Trump should emphasize that Russia's interference in the US election was a casus belli, Carle said — an action that justifies a war. He said Trump should outline steps the US would take if Russia continued its aggression, including "going to the Security Council, freezing all assets of Russian banks and individuals, expelling all Russian diplomats," and possibly deploying US forces to the Baltics.
"Russia's actions were that significant," he said.
Deitz said it would be "truly awful" if the issue of Russia's election interference was not brought up.
Price said Trump needed to clearly signal to Russia that US sanctions related to Russia's actions in Ukraine would not be lifted until Moscow lived up to its obligations outlined in the 2014 Minsk Protocol. The agreement, which called for Russia to cease its military aggression in Ukraine, was put in place after Russia annexed the territory of Crimea in March 2014.
The agreement has been violated from both sides since. In recent years, Ukraine has also turned into a testing ground for acts of cyberwar, many of which are believed to have come from Russia. Most recently, Russia is thought to have been behind a colossal cyberattack that crippled countries and corporations across the globe — and Ukraine was by far the hardest hit.
The US must stress that the Baltics and Ukraine are sovereign states, Carle said, adding that "any further actions taken to destabilize them can be considered an escalation of tensions" to which NATO could respond.
The experts argued the ongoing crisis in Syria should also be addressed, with the US taking a strong stance against continued aggression by Syrian President Bashar Assad and chemical attacks against civilians. The US and Russia support opposing sides in the conflict, which has contributed to crumbling relations between the two countries since the war erupted in 2011.
Russia is one of Assad's most stalwart international allies.

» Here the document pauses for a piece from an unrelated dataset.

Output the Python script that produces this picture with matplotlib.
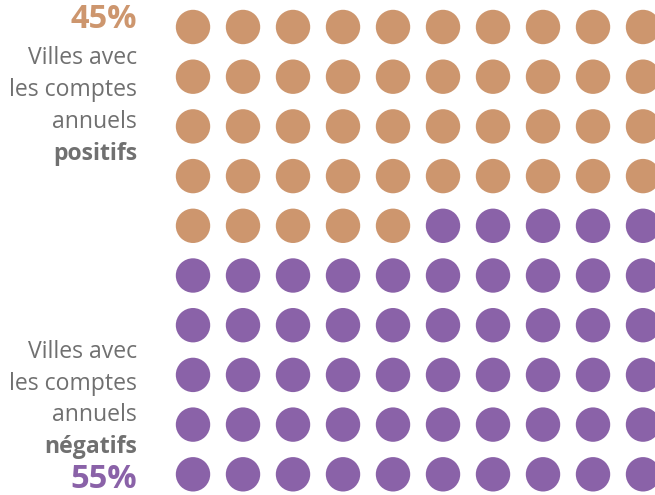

It has frequently intervened to block UN resolutions critical of Syria and also supplied military assistance to Assad's forces. In 2015, Russia began carrying out airstrikes against Syrian rebels, though it said it was targeting terrorists. The US, on the other hand, supports Syria's main opposition group, the National Coalition, and provides military assistance to rebels and Syrian Kurds fighting the Islamic State and Assad's regime.
Tensions between the US and Russia in Syria escalated after scores of civilians were killed in April following a chemical attack believed to have been carried out by Assad and backed by Russia.
Though the US and Russia have not reached a consensus on how to address the crisis in Syria, both have conceded that only a political solution and a negotiated settlement will end the war.
Trump should certainly "bring up potential areas of broader cooperation — including in Syria — but he mustn't focus on that at the exclusion of our significant areas of disagreement," Price said.
He added that Trump also needed to clearly signal to Putin that the US government was unequivocally committed to Article 5 of NATO and that "any aggression — in whatever form — against a NATO ally will not be tolerated." Trump has frequently criticized the coalition in the past, but he reaffirmed the US's commitment to NATO and Article 5 during his speech in Poland on Thursday.
Most important, experts say, Trump must be careful not to concede anything to Putin.
Trump "should present our goals and listen to the Russians," Carle said. "He should agree to pursue our goals if that's possible." Trump should also recognize that "personal relationships are irrelevant — Putin will charm and make nice," but that bears no importance, he added. "Only national interests matter here. The Russians are astute, prepared, and clear in their objectives," he said, and the US must come similarly prepared.